Di lingkungan karaton Mataram, Sultan Agung membentuk bahasa standar yang disebut bahasa Bagongan, digunakan oleh para bangsawan dan pejabat Mataram untuk menghilangkan kesenjangan di antara para bangsawan dan keluarga raja. Bahasa itu diciptakan untuk membentuk persatuan antara pejabat karaton.
Pengaruh politik feodal Sultan Agung menjadikan diberlakukannya penggunaan tingkatan bahasa di wilayah Jawa Barat, ditandai dengan penciptaan bahasa yang disempurnakan yang sebelumnya hanya dikenal di Jawa Tengah dan Jawa Timur.
Warisan struktur pemerintahan
Warisan utama Sultan Agung terletak pada reformasi administrasi yang ia lakukan di wilayah otoritasnya. Ia menciptakan struktur administrasi yang inovatif dan rasional.
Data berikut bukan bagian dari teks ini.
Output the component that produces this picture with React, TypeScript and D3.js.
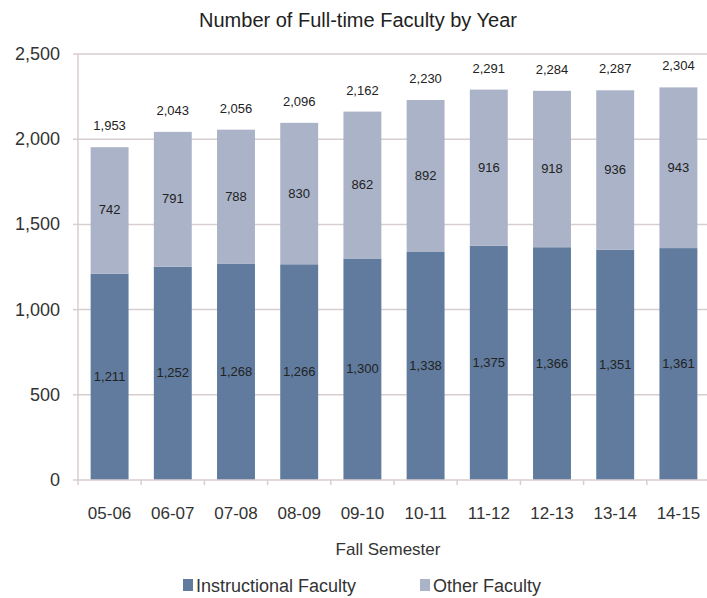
import React from "react";
import * as d3 from "d3";

const categories = ["05-06", "06-07", "07-08", "08-09", "09-10", "10-11", "11-12", "12-13", "13-14", "14-15"];
const instructional = [1211, 1252, 1268, 1266, 1300, 1338, 1375, 1366, 1351, 1361];
const other = [742, 791, 788, 830, 862, 892, 916, 918, 936, 943];
const yTicks = [0, 500, 1000, 1500, 2000, 2500];

const W = 707;
const H = 598;
const left = 78;
const right = 710;
const top = 54;
const bottom = 480;
const FONT = "'Liberation Sans', Arial, sans-serif";
const C_INST = "#607b9d";
const C_OTHER = "#aab3c8";
const GRID = "#d8cece";

export default function App() {
  const x = d3.scaleBand<string>().domain(categories).range([left, right]).paddingInner(0.4).paddingOuter(0.2);
  const y = d3.scaleLinear().domain([0, 2500]).range([bottom, top]);
  const fmt = d3.format(",");
  const bw = x.bandwidth();
  const step = x.step();

  return (
    <svg width={W} height={H} style={{ position: "absolute", left: 0, top: 0, background: "#fff" }} fontFamily={FONT}>
      <text x={358} y={27} textAnchor="middle" fontSize={20} fill="#222">
        Number of Full-time Faculty by Year
      </text>
      {yTicks.map((t) => (
        <g key={t}>
          {t > 0 && <line x1={left} x2={W} y1={y(t)} y2={y(t)} stroke={GRID} strokeWidth={1.5} />}
          <line x1={left - 5} x2={left} y1={y(t)} y2={y(t)} stroke={GRID} strokeWidth={1.5} />
          <text x={60} y={y(t) + 6} textAnchor="end" fontSize={18} fill="#333">
            {fmt(t)}
          </text>
        </g>
      ))}
      <line x1={left} x2={left} y1={top} y2={bottom} stroke={GRID} strokeWidth={1.5} />
      {categories.map((c, i) => {
        const x0 = x(c)!;
        const yi = y(instructional[i]);
        const total = instructional[i] + other[i];
        const yt = y(total);
        const cx = x0 + bw / 2;
        return (
          <g key={c}>
            <rect x={x0} y={yi} width={bw} height={bottom - yi} fill={C_INST} />
            <rect x={x0} y={yt} width={bw} height={yi - yt} fill={C_OTHER} />
            <text x={cx} y={(yi + bottom) / 2 + 4} textAnchor="middle" fontSize={13} fill="#222">
              {fmt(instructional[i])}
            </text>
            <text x={cx} y={(yt + yi) / 2 + 4} textAnchor="middle" fontSize={13} fill="#222">
              {fmt(other[i])}
            </text>
            <text x={cx} y={yt - 17} textAnchor="middle" fontSize={13} fill="#222">
              {fmt(total)}
            </text>
            <text x={cx} y={519} textAnchor="middle" fontSize={17} fill="#333">
              {c}
            </text>
            <line x1={x0 - (step - bw) / 2} x2={x0 - (step - bw) / 2} y1={bottom} y2={bottom + 5} stroke={GRID} strokeWidth={1.5} />
          </g>
        );
      })}
      <line x1={left} x2={W} y1={bottom} y2={bottom} stroke={GRID} strokeWidth={1.5} />
      <text x={388} y={555} textAnchor="middle" fontSize={17} fill="#333">
        Fall Semester
      </text>
      <rect x={183} y={579} width={10} height={12} fill={C_INST} />
      <text x={196} y={592} fontSize={18} fill="#333">Instructional Faculty</text>
      <rect x={420} y={579} width={10} height={12} fill={C_OTHER} />
      <text x={433} y={592} fontSize={18} fill="#333">Other Faculty</text>
    </svg>
  );
}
Dia menciptakan "provinsi" dengan menunjuk orang sebagai Adipati sebagai kepala wilayah Kadipaten, khususnya wilayah-wilayah di bagian barat Jawa, di mana Mataram menghadapi Belanda di Batavia. Sebuah kabupaten seperti Karawang, misalnya, diciptakan ketika Sultan Agung mengangkat pangeran Kertabumi sebagai adipati pertamanya pada 1636.
Di masa ketika Belanda menguasai Nusantara, mereka mempertahankan struktur administrasi yang diwarisi oleh Sultan Agung. Di bawah pemerintahan Hindia Belanda di Nusantara, oleh mereka kabupaten disebut regentschappen. Gelar bupati umumnya terdiri atas nama resmi, misalnya "Sastradiningrat" dalam kasus Karawang, didahului oleh "Raden Aria Adipati", maka "Raden Aria Adipati Sastradiningrat" (disingkat menjadi RAA Sastradiningrat). Kata adipati bertahan dalam sistem pemerintahan kolonial.
Setelah kemerdekaan pemerintah Indonesia mempertahankan istilah Kabupaten tetapi membubarkan residen pada tahun 1950-an, sehingga kabupaten menjadi subdivisi administratif langsung di bawah provinsi. Undang-undang tentang otonomi daerah yang diundangkan pada tahun 1999 memberikan otonomi tingkat tinggi kepada kabupaten, bukan kepada provinsi. Warisan Sultan Agung juga diakui oleh pemerintah Indonesia hingga saat ini.
Sultan Agung dihormati di Jawa secara kontemporer baik perjuangannya membela tanah air, warisan tradisi atau budaya yang ia sumbangkan untuk negara. Di era presiden Soeharto ia dikukuhkan sebagai Pahlawan Nasional Indonesia.